Grooming traps are being placed in strategic areas across the Australian outback to target and eradicate the country’s nearly 20 million stray felines.
The Bush Heritage Australia, an Australian biodiversity group, and the South Australian government are bankrolling the $450,000 cost associated with the “grooming machines.” Bush Heritage intends on using them to protect Australia’s endangered night parrot population.
John Read, the ecologist who created the cat-killing invention, said the traps use a cat’s natural inclination to lick and clean itself as a lethal weapon.
Cats prefer to hunt for their food, he added, which makes it difficult to lure them into kill box. So instead of attempting to lay bait for the wild animals, the machines simply spray poison on them as they walk past.

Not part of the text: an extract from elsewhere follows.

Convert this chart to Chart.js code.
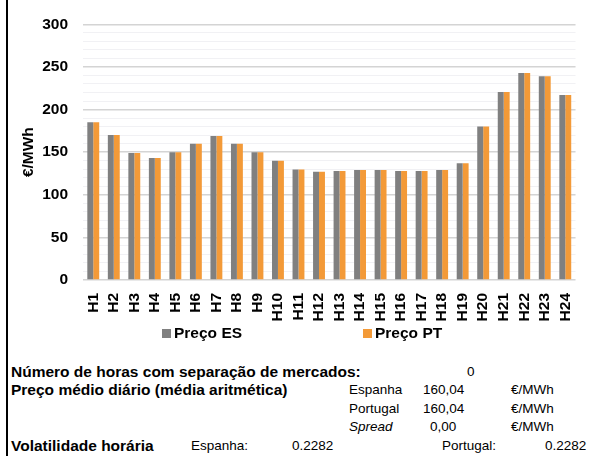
<!DOCTYPE html>
<html>
<head>
<meta charset="utf-8">
<script src="https://cdn.jsdelivr.net/npm/chart.js@4"></script>
<style>
  body { margin: 0; background: #fff; }
  #wrap { position: relative; width: 589px; height: 456px; overflow: hidden; font-family: "Liberation Sans", Arial, sans-serif; font-size: 13.5px; color: #000; }
  #chartBox { position: absolute; left: 0; top: 0; width: 589px; height: 325px; }
  .frame { position: absolute; left: 6px; top: 0; width: 2px; height: 456px; background: #000; }
  .t { position: absolute; line-height: 18px; white-space: nowrap; }
  .b { font-weight: bold; font-size: 15.5px; }
  .i { font-style: italic; }
  .leg { position: absolute; top: 324px; font-weight: bold; font-size: 15.5px; line-height: 18px; white-space: nowrap; }
  .leg i { display: inline-block; width: 9px; height: 9px; margin-right: 3px; vertical-align: 0px; }
</style>
</head>
<body>
<div id="wrap">
  <div id="chartBox"><canvas id="priceChart" width="589" height="325"></canvas></div>
  <div class="frame"></div>

  <div class="leg" style="left:162px"><i style="background:#808080"></i>Preço ES</div>
  <div class="leg" style="left:363px"><i style="background:#f39a38"></i>Preço PT</div>

  <div class="t b" style="left:11px; top:363px">Número de horas com separação de mercados:</div>
  <div class="t" style="left:467px; top:363px">0</div>

  <div class="t b" style="left:11px; top:381px">Preço médio diário (média aritmética)</div>
  <div class="t" style="left:349px; top:381px">Espanha</div>
  <div class="t" style="left:423px; top:381px">160,04</div>
  <div class="t" style="left:511px; top:381px">€/MWh</div>

  <div class="t" style="left:349px; top:400px">Portugal</div>
  <div class="t" style="left:423px; top:400px">160,04</div>
  <div class="t" style="left:511px; top:400px">€/MWh</div>

  <div class="t i" style="left:349px; top:418px">Spread</div>
  <div class="t" style="left:430px; top:418px">0,00</div>
  <div class="t" style="left:511px; top:418px">€/MWh</div>

  <div class="t b" style="left:11px; top:437px">Volatilidade horária</div>
  <div class="t" style="left:191px; top:437px">Espanha:</div>
  <div class="t" style="left:292px; top:437px">0.2282</div>
  <div class="t" style="left:442px; top:437px">Portugal:</div>
  <div class="t" style="left:545px; top:437px">0.2282</div>
</div>

<script>
var hours = ['H1', 'H2', 'H3', 'H4', 'H5', 'H6', 'H7', 'H8', 'H9', 'H10', 'H11', 'H12',
  'H13', 'H14', 'H15', 'H16', 'H17', 'H18', 'H19', 'H20', 'H21', 'H22', 'H23', 'H24'];

var precoES = [185, 170, 149, 143, 150, 160, 169, 160, 150, 140, 129.5, 127,
  128, 129, 129, 128, 128, 129, 137, 180, 220.5, 243, 239, 217];

var precoPT = [185, 170, 149, 143, 150, 160, 169, 160, 150, 140, 129.5, 127,
  128, 129, 129, 128, 128, 129, 137, 180, 220.5, 243, 239, 217];

var yTicks = [0, 10, 20, 30, 40, 50, 60, 70, 80, 90, 100, 110, 120, 130, 140, 150,
  160, 170, 180, 190, 200, 210, 220, 230, 240, 250, 260, 270, 280, 290, 300];

Chart.defaults.font.family = '"Liberation Sans", Arial, sans-serif';
Chart.defaults.color = '#000';

var boldFont = { size: 15.5, weight: 'bold' };

function buildDataset(data, color, label) {
  return {
    label: label,
    data: data,
    backgroundColor: color,
    borderWidth: 0,
    categoryPercentage: 0.58,
    barPercentage: 1.0
  }
}

new Chart(document.getElementById('priceChart'), {
  type: 'bar',
  data: {
    labels: hours,
    datasets: [
      buildDataset(precoES, '#808080', 'Preço ES'),
      buildDataset(precoPT, '#f39a38', 'Preço PT')
    ]
  },
  options: {
    responsive: false,
    animation: false,
    layout: { padding: { top: 23, right: 6, left: 0, bottom: 0 } },
    plugins: {
      legend: { display: false },
      tooltip: { enabled: false }
    },
    scales: {
      x: {
        grid: { display: false },
        border: { display: false },
        ticks: { font: boldFont, minRotation: 90, maxRotation: 90, autoSkip: false, padding: 5 },
        afterFit: function (scale) { scale.height = 45; }
      },
      y: {
        min: 0,
        max: 300,
        border: { display: false },
        afterBuildTicks: function (scale) {
          scale.ticks = yTicks.map(function (v) { return { value: v }; });
        },
        afterFit: function (scale) { scale.width = 83; },
        ticks: {
          autoSkip: false,
          font: boldFont,
          padding: 15,
          callback: function (v) { return v % 50 === 0 ? v : ''; }
        },
        grid: {
          drawTicks: false,
          color: function (ctx) { return ctx.tick && ctx.tick.value % 50 === 0 ? '#d4d4d4' : '#f1f1f4'; },
          lineWidth: function (ctx) { return ctx.tick && ctx.tick.value % 50 === 0 ? 1.5 : 1; }
        },
        title: {
          display: true,
          text: '€/MWh',
          font: boldFont,
          padding: { top: 19, bottom: 0 }
        }
      }
    }
  }
});
</script>
</body>
</html>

The kill machines force the cats to lick themselves to death.
The robots’ logistics involve a complicated series of radar detectors and distress signals. The machine will not activate, for example, if its radar detects an animal like a koala bear or some other native species passing nearby, as those animals are typically taller than cats.
Likewise, belly-dragging animals like wombats won’t trigger the machine’s rangefinder either, because the robot needs to be able see between the cat’s legs. It also measures an animal’s length to determine whether it is a cat or some other Australian critter.
In addition, the device sounds a signal that mimics the sound of a cat’s prey.
Read switched on the robots last week, and placed them in Australia’s Pullen Pullen reserve, as well as in Venus Bay and Wilpena in South Australia.
“The three trial locations are all part of the same trial to test and optimise the traps before we will hopefully redesign and manufacture 50 or more traps for a bigger trial at a wider range of sites,” Read told reporters.
Stray cats are one of the biggest threats to Australia’s endangered animals, according to Greg Hunt, the country’s environmental minister.
It’s believed that the country’s 20 million feral cats are laying siege to the native animal population, with one cat responsible for killing more than five animals a day.